NICOLAS ROSCARROCK
Nicolas Roscarrock was the fifth son of Richard Roscarrock, of Roscarrock, in S. Endelion, by Isabell, daughter of Richard Trevenor. His grandmother was a Boscawen. His father during his lifetime had settled upon him the estates of Penhall, Carbura, and Newtown, in the parishes of S. Cleer and S. Germans.
He first studied at Exeter College, Oxford, and took his B.A. in 1568. Carew, in his Survey of Cornwall, p. 299, tells us of "his industrious delight in matters of history and antiquity."
In 1577 Roscarrock was admitted student of the Inner Temple. In the same year was published by Richard Tottell The Worthies of Armorie ... collected and gathered by John Bossewell, to which were prefixed ninety-four verses, entitled Cilenus, Censur of the Author of his High Court of Herehautry, by Nicolas Roscarrocke.
In the Inner Temple he seems to have been associated with Raleigh, for in 1576 appeared The Steepleglas, a satyre, and among commendatory verses are some signed "N. R." and the rest by "Walter Rawely of the Inner Temple."

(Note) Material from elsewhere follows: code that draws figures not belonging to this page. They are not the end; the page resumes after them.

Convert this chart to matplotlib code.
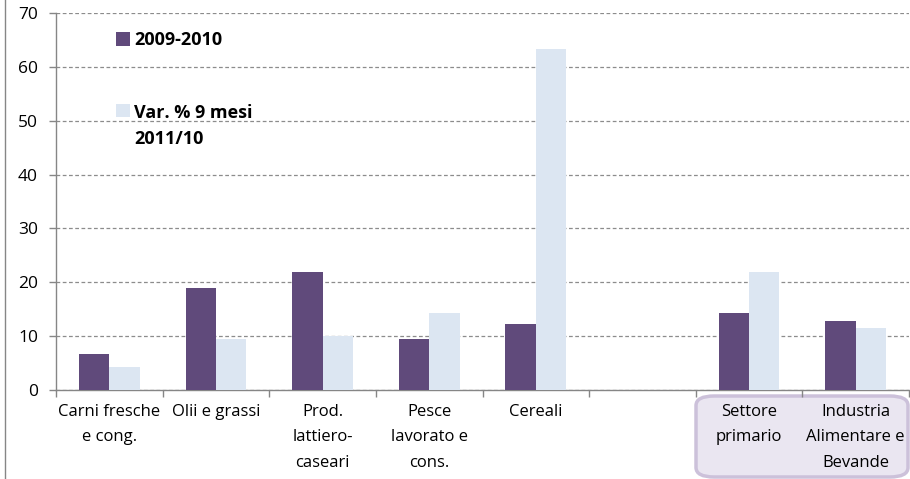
import numpy as np
import matplotlib
matplotlib.use("Agg")
import matplotlib.pyplot as plt
from matplotlib.patches import FancyBboxPatch, Rectangle
from matplotlib.lines import Line2D

categories = ["Carni fresche\ne cong.", "Olii e grassi", "Prod.\nlattiero-\ncaseari",
              "Pesce\nlavorato e\ncons.", "Cereali", "", "Settore\nprimario",
              "Industria\nAlimentare e\nBevande"]
series_2009_2010 = [6.6, 19.0, 21.8, 9.4, 12.3, np.nan, 14.2, 12.8]
series_var_9m = [4.3, 9.5, 10.0, 14.3, 63.4, np.nan, 21.9, 11.5]
legend_labels = ["2009-2010", "Var. % 9 mesi\n2011/10"]
yticks = [0, 10, 20, 30, 40, 50, 60, 70]

plt.rcParams['font.family'] = ['Open Sans', 'DejaVu Sans']

W, H = 910, 479
fig = plt.figure(figsize=(W / 100, H / 100), dpi=100)
ax = fig.add_axes([56 / W, 1 - 389.7 / H, (909 - 56) / W, (389.7 - 13.3) / H])
ax.set_zorder(2)
ax.patch.set_alpha(0)

c1 = '#604A7B'
c2 = '#DCE6F2'
x = np.arange(len(categories))
bw = 0.285
ax.bar(x - bw / 2, series_2009_2010, bw, color=c1, zorder=3)
ax.bar(x + bw / 2, series_var_9m, bw, color=c2, zorder=3)

ax.set_xlim(-0.5, len(categories) - 0.5)
ax.set_ylim(0, 70)
ax.set_yticks(yticks)
ax.set_yticklabels([str(v) for v in yticks], fontsize=12.5)
ax.yaxis.grid(True, linestyle=(0, (3, 2)), color='#8c8c8c', linewidth=0.9)
ax.set_axisbelow(True)

ax.set_xticks(x)
ax.set_xticklabels(categories, fontsize=12, linespacing=1.8, va='top')
ax.tick_params(axis='x', which='major', length=0, pad=10)
ax.set_xticks(np.arange(-0.5, len(categories)), minor=True)
ax.tick_params(axis='x', which='minor', length=5, color='#868686', width=1)
ax.tick_params(axis='y', length=5, color='#868686', width=1, pad=8)

for s in ['top', 'right']:
    ax.spines[s].set_visible(False)
for s in ['left', 'bottom']:
    ax.spines[s].set_color('#868686')
    ax.spines[s].set_linewidth(1)

# legend (manual)
for i, (lab, col) in enumerate(zip(legend_labels, [c1, c2])):
    ypos = [0.9317, 0.742][i]
    ytxt = [0.952, 0.758][i]
    ax.add_patch(Rectangle((0.0703, ypos - 0.0178), 0.0164, 0.0356, transform=ax.transAxes,
                           facecolor=col, edgecolor='none', clip_on=False, zorder=5))
    ax.text(0.0915, ytxt, lab, transform=ax.transAxes, fontsize=13,
            fontweight='bold', va='top', ha='left', linespacing=1.55, zorder=5)

# rounded highlight box
box = FancyBboxPatch((696 / W, 1 - 477 / H), (908 - 696) / W, (477 - 396) / H,
                     boxstyle="round,pad=0,rounding_size=0.02",
                     transform=fig.transFigure, facecolor='#EAE6F1',
                     edgecolor='#CCC1DA', linewidth=2.5, zorder=0)
fig.patches.append(box)

# chart area left border
fig.add_artist(Line2D([4.5 / W, 4.5 / W], [0, 1], transform=fig.transFigure,
                      color='#868686', linewidth=1))

fig.savefig('out.png', dpi=100)
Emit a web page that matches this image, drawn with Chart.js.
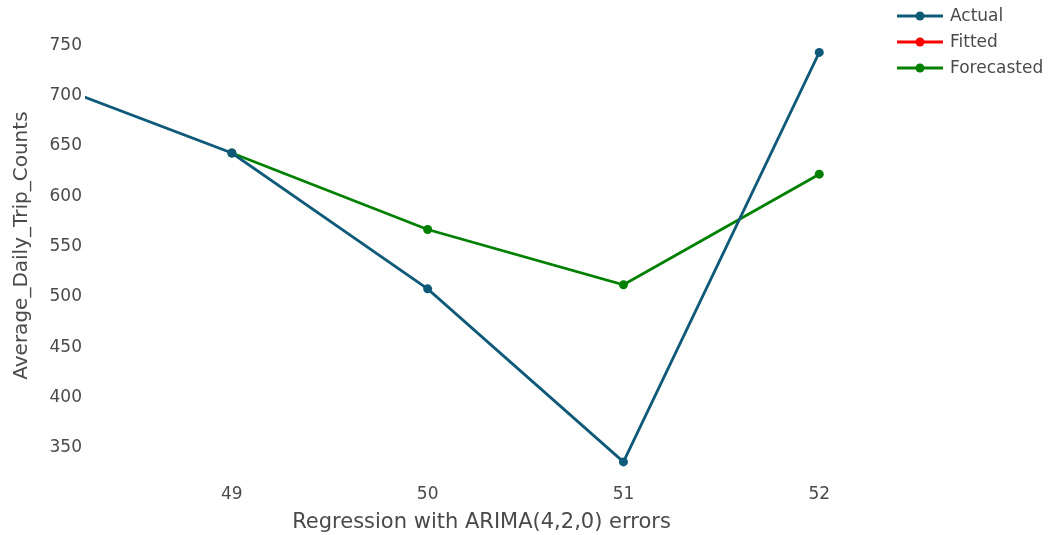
<!DOCTYPE html>
<html>
<head>
<meta charset="utf-8">
<script src="https://cdn.jsdelivr.net/npm/chart.js@4.4.1/dist/chart.umd.min.js"></script>
<style>
  html, body { margin: 0; padding: 0; background: #fff; }
  #wrap { width: 1050px; height: 535px; }
</style>
</head>
<body>
<div id="wrap"><canvas id="grafica" width="1050" height="535"></canvas></div>
<script>
// Datos (semanas y conteos medios diarios)
const semanasActual = [48, 49, 50, 51, 52];
const valoresActual = [717, 643, 508, 336, 743];
const semanasFitted = [];
const valoresFitted = [];
const semanasForecast = [49, 50, 51, 52];
const valoresForecast = [643, 567, 512, 622];
const ticksX = [49, 50, 51, 52];
const ticksY = [350, 400, 450, 500, 550, 600, 650, 700, 750];

const colorActual = '#0f5a78';
const colorFitted = '#ff0000';
const colorForecast = '#008000';
const colorTexto = '#4a4a4a';
const fuente = "'DejaVu Sans', Verdana, sans-serif";

function aPuntos(xs, ys) {
    return xs.map((x, i) => ({ x: x, y: ys[i] }));
}

function serie(label, xs, ys, color) {
    return {
        label: label,
        data: aPuntos(xs, ys),
        borderColor: color,
        backgroundColor: color,
        borderWidth: 2.8,
        pointRadius: 4.5,
        pointBorderWidth: 0,
        pointBackgroundColor: color,
        tension: 0,
        clip: 0
    };
}

// Leyenda estilo plotly: línea con punto + texto
const leyendaPlotly = {
    id: 'leyendaPlotly',
    afterDraw(chart) {
        const ctx = chart.ctx;
        ctx.save();
        ctx.font = '17px ' + fuente;
        ctx.textBaseline = 'middle';
        ctx.textAlign = 'left';
        chart.data.datasets.forEach((ds, i) => {
            const y = 16 + i * 26;
            ctx.strokeStyle = ds.borderColor;
            ctx.lineWidth = 2.8;
            ctx.beginPath();
            ctx.moveTo(897, y);
            ctx.lineTo(943, y);
            ctx.stroke();
            ctx.fillStyle = ds.borderColor;
            ctx.beginPath();
            ctx.arc(920, y, 4.5, 0, Math.PI * 2);
            ctx.fill();
            ctx.fillStyle = colorTexto;
            ctx.fillText(ds.label, 950, y + 1);
        });
        ctx.restore();
    }
};

const ctx = document.getElementById('grafica').getContext('2d');
new Chart(ctx, {
    type: 'line',
    data: {
        datasets: [
            serie('Actual', semanasActual, valoresActual, colorActual),
            serie('Fitted', semanasFitted, valoresFitted, colorFitted),
            serie('Forecasted', semanasForecast, valoresForecast, colorForecast)
        ]
    },
    options: {
        responsive: false,
        animation: false,
        layout: { padding: { left: 0, right: 172, top: 0, bottom: 0 } },
        plugins: {
            legend: { display: false },
            tooltip: { enabled: false }
        },
        scales: {
            x: {
                type: 'linear',
                min: 48.25,
                max: 52.3,
                border: { display: false },
                grid: { display: false, drawTicks: false },
                afterBuildTicks: (scale) => { scale.ticks = ticksX.map(v => ({ value: v })); },
                afterFit: (scale) => { scale.height = 57; },
                ticks: {
                    color: colorTexto,
                    padding: 6,
                    font: { family: fuente, size: 17 },
                    callback: (v) => String(v)
                },
                title: {
                    display: true,
                    text: 'Regression with ARIMA(4,2,0) errors',
                    color: colorTexto,
                    font: { family: fuente, size: 21 },
                    padding: { top: 0, bottom: 0 }
                }
            },
            y: {
                min: 320,
                max: 782,
                border: { display: false },
                grid: { display: false, drawTicks: false },
                afterBuildTicks: (scale) => { scale.ticks = ticksY.map(v => ({ value: v })); },
                afterFit: (scale) => { scale.width = 85; },
                ticks: {
                    color: colorTexto,
                    padding: 3,
                    font: { family: fuente, size: 17 },
                    callback: (v) => String(v)
                },
                title: {
                    display: true,
                    text: 'Average_Daily_Trip_Counts',
                    color: colorTexto,
                    font: { family: fuente, size: 20 },
                    padding: { top: 10, bottom: 0 }
                }
            }
        }
    },
    plugins: [leyendaPlotly]
});
</script>
</body>
</html>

In 1577 he was in Cornwall, where he suffered much annoyance because of his faith, as he refused to conform to the English liturgy, and maintained the Papal supremacy. It was in 1570 that Pope Pius V had issued a bull of excommunication against Elizabeth, deprived her of her title to the crown, and absolved her subjects from their oaths of allegiance. This violent and ill-judged proceeding at once converted all those who held by the Pope into suspected traitors; and measures were adopted against them, the more so as the Jesuits and their agents were more than suspected of forming plots for the assassination of the Queen.
Nicolas Roscarrock was accused at Launceston Assizes on September 16th, 1577, "for not going to church." He was in London later, and was an active member of the "Young Men's Club," 1579-81.
From the State Papers, 1547-50, we learn that two spies were employed by the Government to discover Nicolas Roscarrock. He had, however, probably fled to Douay, where a Roscarrock is entered in the Douay Diary as landing on September, 1580.
But he was again in England in 1581, when he was sent to the Tower, where by a refinement of cruelty he was placed in a cell adjoining that of a friend who had been racked, that the moans of the latter might intimidate Roscarrock into giving evidence of plots against the life of the Queen. On January 14th, 1581, Nicolas was himself tortured on the rack. He remained for five years in prison in the Tower, and in the Fleet again till 1594, in all fourteen years.